Earlier this week President Joe Biden said the withdrawal of US troops from Afghanistan marked the ending of an era where the US tried to “remake other countries” by military means. But is the US really ready to give up the mantle of “leader of the free world”?
Under attack from the Republicans and from some of his own NATO allies for the way in which the US withdrawal from Afghanistan had led to the chaotic collapse of the pro-Washington government and the fall of Kabul, President Joe Biden came out fighting this week.
He told the White House press corps pulling out of Afghanistan after 20 years of military deployment was the right thing to do and added: “I was not going to extend this forever war.
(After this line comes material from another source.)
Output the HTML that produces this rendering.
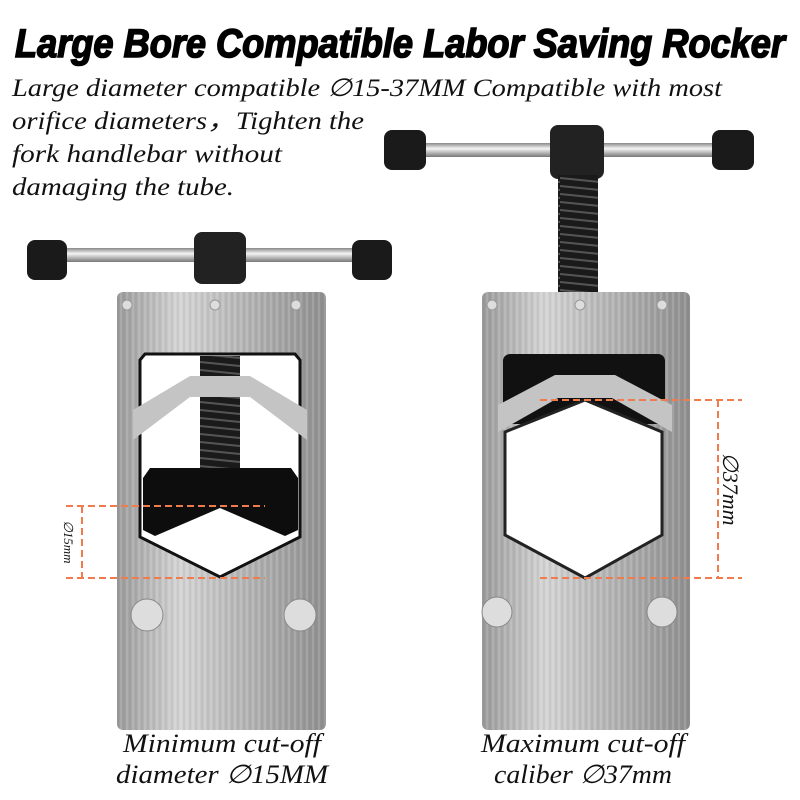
<!DOCTYPE html>
<html><head><meta charset="utf-8"><style>
html,body{margin:0;padding:0;background:#fff;width:800px;height:800px;overflow:hidden}
</style></head><body>
<svg width="800" height="800" viewBox="0 0 800 800" xmlns="http://www.w3.org/2000/svg">
<defs>
<linearGradient id="metal" x1="0" y1="0" x2="1" y2="0">
<stop offset="0" stop-color="#9a9a9a"/><stop offset="0.3" stop-color="#d4d4d4"/><stop offset="0.6" stop-color="#b5b5b5"/><stop offset="1" stop-color="#8e8e8e"/>
</linearGradient>
<linearGradient id="bar" x1="0" y1="0" x2="0" y2="1">
<stop offset="0" stop-color="#888"/><stop offset="0.4" stop-color="#f4f4f4"/><stop offset="1" stop-color="#777"/>
</linearGradient>
<pattern id="brush" width="6" height="800" patternUnits="userSpaceOnUse">
<line x1="1" y1="0" x2="1" y2="800" stroke="#fff" stroke-opacity="0.25"/>
<line x1="4" y1="0" x2="4" y2="800" stroke="#555" stroke-opacity="0.15"/>
</pattern>
<pattern id="thread" width="40" height="8" patternUnits="userSpaceOnUse">
<rect width="40" height="8" fill="#1a1a1a"/><line x1="0" y1="2" x2="40" y2="6" stroke="#555" stroke-width="2"/>
</pattern>
</defs>

<text x="400" y="57" text-anchor="middle" font-family="Liberation Sans, sans-serif" font-weight="bold" font-style="italic" font-size="40" textLength="770" lengthAdjust="spacingAndGlyphs" fill="#000" stroke="#000" stroke-width="1.6">Large Bore Compatible Labor Saving Rocker</text>
<g font-family="Liberation Serif, serif" font-style="italic" font-size="25" fill="#111">
<text x="12" y="96" textLength="710" lengthAdjust="spacingAndGlyphs">Large diameter compatible ∅15-37MM Compatible with most</text>
<text x="12" y="129" textLength="352" lengthAdjust="spacingAndGlyphs">orifice diameters，Tighten the</text>
<text x="12" y="162" textLength="270" lengthAdjust="spacingAndGlyphs">fork handlebar without</text>
<text x="12" y="195" textLength="222" lengthAdjust="spacingAndGlyphs">damaging the tube.</text>
</g>

<!-- LEFT TOOL -->
<rect x="40" y="248" width="340" height="14" fill="url(#bar)"/>
<rect x="27" y="240" width="40" height="40" rx="8" fill="#1a1a1a"/>
<rect x="352" y="240" width="40" height="40" rx="8" fill="#1a1a1a"/>
<rect x="194" y="232" width="52" height="52" rx="8" fill="#222"/>
<rect x="117" y="292" width="209" height="438" rx="6" fill="url(#metal)"/>
<rect x="117" y="292" width="209" height="438" rx="6" fill="url(#brush)"/>
<polygon points="140,360 145,354 295,354 300,360 300,537 220,577 140,537" fill="#fff" stroke="#111" stroke-width="3"/>
<rect x="200" y="356" width="40" height="112" fill="url(#thread)"/>
<polygon points="133,410 190,376 250,376 307,410 307,440 250,397 190,397 133,440" fill="#c4c4c4"/>
<rect x="200" y="400" width="40" height="68" fill="url(#thread)"/>
<polygon points="143,478 150,468 291,468 298,478 298,530 285,536 220,508 155,536 143,530" fill="#0d0d0d"/>

<circle cx="147" cy="615" r="16" fill="#ddd" stroke="#888"/>
<circle cx="300" cy="615" r="16" fill="#ddd" stroke="#888"/>
<circle cx="127" cy="305" r="5" fill="#ddd" stroke="#999"/><circle cx="215" cy="305" r="5" fill="#ddd" stroke="#999"/><circle cx="296" cy="305" r="5" fill="#ddd" stroke="#999"/>

<!-- RIGHT TOOL -->
<rect x="400" y="143" width="340" height="14" fill="url(#bar)"/>
<rect x="384" y="130" width="42" height="40" rx="8" fill="#1a1a1a"/>
<rect x="712" y="130" width="42" height="40" rx="8" fill="#1a1a1a"/>
<rect x="550" y="125" width="54" height="54" rx="8" fill="#222"/>
<rect x="558" y="175" width="40" height="120" fill="url(#thread)"/>
<rect x="482" y="292" width="208" height="438" rx="6" fill="url(#metal)"/>
<rect x="482" y="292" width="208" height="438" rx="6" fill="url(#brush)"/>
<rect x="503" y="354" width="162" height="70" rx="7" fill="#111"/>
<polygon points="498,405 555,375 615,375 672,405 672,432 612,398 558,398 498,432" fill="#c4c4c4"/>
<polygon points="505,432 585,400 662,432 662,535 585,578 505,535" fill="#fff" stroke="#222" stroke-width="3"/>
<circle cx="497" cy="612" r="15" fill="#ddd" stroke="#888"/>
<circle cx="662" cy="612" r="15" fill="#ddd" stroke="#888"/>
<circle cx="492" cy="305" r="5" fill="#ddd" stroke="#999"/><circle cx="580" cy="305" r="5" fill="#ddd" stroke="#999"/><circle cx="662" cy="305" r="5" fill="#ddd" stroke="#999"/>

<!-- dimensions -->
<g stroke="#f07b4d" stroke-width="2" stroke-dasharray="7,4" fill="none">
<line x1="66" y1="506" x2="265" y2="506"/><line x1="66" y1="578" x2="265" y2="578"/><line x1="82" y1="506" x2="82" y2="578"/>
<line x1="540" y1="400" x2="742" y2="400"/><line x1="540" y1="578" x2="742" y2="578"/><line x1="718" y1="400" x2="718" y2="578"/>
</g>
<text transform="translate(64,542) rotate(90)" text-anchor="middle" font-family="Liberation Serif, serif" font-style="italic" font-size="13" fill="#111">∅15mm</text>
<text transform="translate(723,489) rotate(90)" text-anchor="middle" font-family="Liberation Serif, serif" font-style="italic" font-size="22" fill="#111">∅37mm</text>

<g font-family="Liberation Serif, serif" font-style="italic" font-size="26" fill="#111" text-anchor="middle">
<text x="222" y="752" textLength="198" lengthAdjust="spacingAndGlyphs">Minimum cut-off</text>
<text x="222" y="783" textLength="212" lengthAdjust="spacingAndGlyphs">diameter ∅15MM</text>
<text x="583" y="752" textLength="204" lengthAdjust="spacingAndGlyphs">Maximum cut-off</text>
<text x="583" y="783" textLength="178" lengthAdjust="spacingAndGlyphs">caliber ∅37mm</text>
</g>
</svg>
</body></html>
And I was not going to extend a forever exit.”
Biden said he was “ending an era of major military operations to remake other countries.”
But Adriel Kasonta, a writer and political commentator, said he doubted the US would be able to give up interfering militarily or politically in the affairs of countries in Asia, Africa or Latin America.
Mr Kasonta, former chairman of the international affairs committee of the Bow Group, a British conservative think-tank, said he thought Biden was aware that most Americans were pre-occupied with other issues such as the pandemic and the economy and were unwilling to see another generation of troops sent overseas to fight a war in Afghanistan which was feeling as pointless as the conflict in Vietnam.
Mr Kasonta said the US was keen to portray China, Iran and Russia as a new “axis of evil” – a phrase originally used by President George W. Bush to describe Iran, Iraq and North Korea.
Mr Kasonta said: “There will be a strong push to say China is supporting Iran. I’ve read articles in the Israeli press saying the main antagonists are Iran and China and the US has to prevent Iran from getting nuclear weapons.”
He said at the end of the day the US military-industrial complex had to justify the enormous amounts the Pentagon spends on weapons and infrastucture – last year it went up by four percent to $778 billion, three times as much as China spent and more than 10 times Russia’s outlay.
“The biggest victors of 20 years of war in Afghanistan were the defence contractors,” said Mr Kasonta, who pointed out a recent article in The Spectator which said the Afghan National Army had paid a US company £20 million [$28 million] for forest camouflage – despite Afghanistan not having any forests.
When the Soviet Union collapsed and the Cold War ended US military spending dipped for a while but then a new enemy emerged – the Islamist threat, which was erroneously linked to Saddam Hussein and Iraq by the dodgy dossier on Weapons of Mass Destruction.
Spending on the military is around 12 percent of the federal budget – four times as much as it spends on education.
Mr Kasonta said: “It takes money away from US taxpayers who have been hit by the pandemic, by hurricanes and forest fires.”
But he said lobbyists for the military-industrial complex keep up a constant “war mantra” because it pays their salaries and boosts the profits of massive defence contractors like Raytheon, Lockheed Martin, Northrop Grumman and General Dynamics.